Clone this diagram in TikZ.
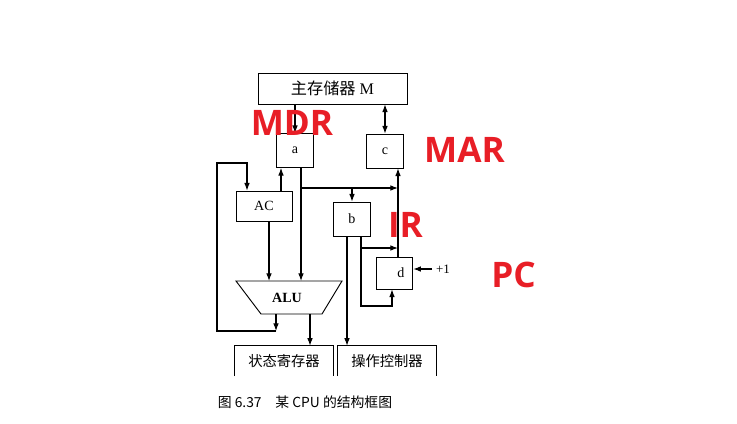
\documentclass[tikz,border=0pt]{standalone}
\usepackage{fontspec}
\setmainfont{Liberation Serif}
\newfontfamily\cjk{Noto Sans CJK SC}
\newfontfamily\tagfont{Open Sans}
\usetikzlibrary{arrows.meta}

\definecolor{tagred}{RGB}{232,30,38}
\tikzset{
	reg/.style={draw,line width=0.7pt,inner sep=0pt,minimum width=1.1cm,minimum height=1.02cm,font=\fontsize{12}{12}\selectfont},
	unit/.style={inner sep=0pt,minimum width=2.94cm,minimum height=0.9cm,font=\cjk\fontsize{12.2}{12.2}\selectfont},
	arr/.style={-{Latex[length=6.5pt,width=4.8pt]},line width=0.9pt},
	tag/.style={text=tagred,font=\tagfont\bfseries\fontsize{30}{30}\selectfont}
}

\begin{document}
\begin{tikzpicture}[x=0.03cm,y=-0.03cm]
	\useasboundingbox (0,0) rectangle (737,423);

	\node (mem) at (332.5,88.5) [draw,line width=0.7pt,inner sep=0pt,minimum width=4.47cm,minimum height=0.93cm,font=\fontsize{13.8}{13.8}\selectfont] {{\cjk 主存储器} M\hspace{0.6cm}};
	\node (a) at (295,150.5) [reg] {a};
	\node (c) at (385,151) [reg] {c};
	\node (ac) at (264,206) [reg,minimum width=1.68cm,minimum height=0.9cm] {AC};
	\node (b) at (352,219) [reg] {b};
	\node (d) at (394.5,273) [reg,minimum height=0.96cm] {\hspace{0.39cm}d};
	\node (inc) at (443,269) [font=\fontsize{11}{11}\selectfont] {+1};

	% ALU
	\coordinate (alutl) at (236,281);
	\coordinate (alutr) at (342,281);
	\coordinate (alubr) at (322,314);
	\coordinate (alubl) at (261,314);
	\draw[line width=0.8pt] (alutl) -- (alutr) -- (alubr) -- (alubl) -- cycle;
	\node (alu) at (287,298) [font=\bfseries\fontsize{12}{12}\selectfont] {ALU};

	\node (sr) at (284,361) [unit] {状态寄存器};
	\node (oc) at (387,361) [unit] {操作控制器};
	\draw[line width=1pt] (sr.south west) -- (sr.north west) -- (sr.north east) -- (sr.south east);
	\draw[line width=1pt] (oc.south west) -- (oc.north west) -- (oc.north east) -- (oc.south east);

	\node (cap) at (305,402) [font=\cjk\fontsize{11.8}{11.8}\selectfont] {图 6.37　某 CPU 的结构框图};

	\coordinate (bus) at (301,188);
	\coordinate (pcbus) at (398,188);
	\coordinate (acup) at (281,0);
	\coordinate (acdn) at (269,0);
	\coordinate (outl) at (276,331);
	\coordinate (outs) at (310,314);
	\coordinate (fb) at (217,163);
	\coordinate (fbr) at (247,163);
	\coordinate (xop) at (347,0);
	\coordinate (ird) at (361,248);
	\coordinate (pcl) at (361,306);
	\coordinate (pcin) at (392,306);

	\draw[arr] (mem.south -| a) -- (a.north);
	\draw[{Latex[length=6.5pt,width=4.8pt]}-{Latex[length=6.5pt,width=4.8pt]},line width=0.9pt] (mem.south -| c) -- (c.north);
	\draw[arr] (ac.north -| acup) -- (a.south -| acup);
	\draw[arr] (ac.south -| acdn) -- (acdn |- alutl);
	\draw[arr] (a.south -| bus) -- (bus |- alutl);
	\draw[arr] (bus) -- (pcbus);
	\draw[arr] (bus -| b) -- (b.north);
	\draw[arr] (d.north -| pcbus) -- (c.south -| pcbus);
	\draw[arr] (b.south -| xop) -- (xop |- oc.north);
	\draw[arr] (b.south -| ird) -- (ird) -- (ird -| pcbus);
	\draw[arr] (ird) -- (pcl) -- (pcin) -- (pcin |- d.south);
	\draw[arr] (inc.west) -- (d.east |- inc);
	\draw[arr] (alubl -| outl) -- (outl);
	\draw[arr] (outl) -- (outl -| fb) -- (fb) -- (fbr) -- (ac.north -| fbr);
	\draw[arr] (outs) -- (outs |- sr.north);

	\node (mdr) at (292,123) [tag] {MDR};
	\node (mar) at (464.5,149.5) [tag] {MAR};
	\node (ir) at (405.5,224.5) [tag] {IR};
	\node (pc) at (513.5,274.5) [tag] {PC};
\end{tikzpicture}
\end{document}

◇ ◇ ◇ ◇

- _PROBLEM STATEMENT_
Make an exact copy of the lines from the top of the material through the line with "(0,0) rectangle (737,423);", pictures excluded.

- _SOLUTION TO THIS PROBLEM_
Clone this diagram in TikZ.
\documentclass[tikz,border=0pt]{standalone}
\usepackage{fontspec}
\setmainfont{Liberation Serif}
\newfontfamily\cjk{Noto Sans CJK SC}
\newfontfamily\tagfont{Open Sans}
\usetikzlibrary{arrows.meta}

\definecolor{tagred}{RGB}{232,30,38}
\tikzset{
	reg/.style={draw,line width=0.7pt,inner sep=0pt,minimum width=1.1cm,minimum height=1.02cm,font=\fontsize{12}{12}\selectfont},
	unit/.style={inner sep=0pt,minimum width=2.94cm,minimum height=0.9cm,font=\cjk\fontsize{12.2}{12.2}\selectfont},
	arr/.style={-{Latex[length=6.5pt,width=4.8pt]},line width=0.9pt},
	tag/.style={text=tagred,font=\tagfont\bfseries\fontsize{30}{30}\selectfont}
}

\begin{document}
\begin{tikzpicture}[x=0.03cm,y=-0.03cm]
	\useasboundingbox (0,0) rectangle (737,423);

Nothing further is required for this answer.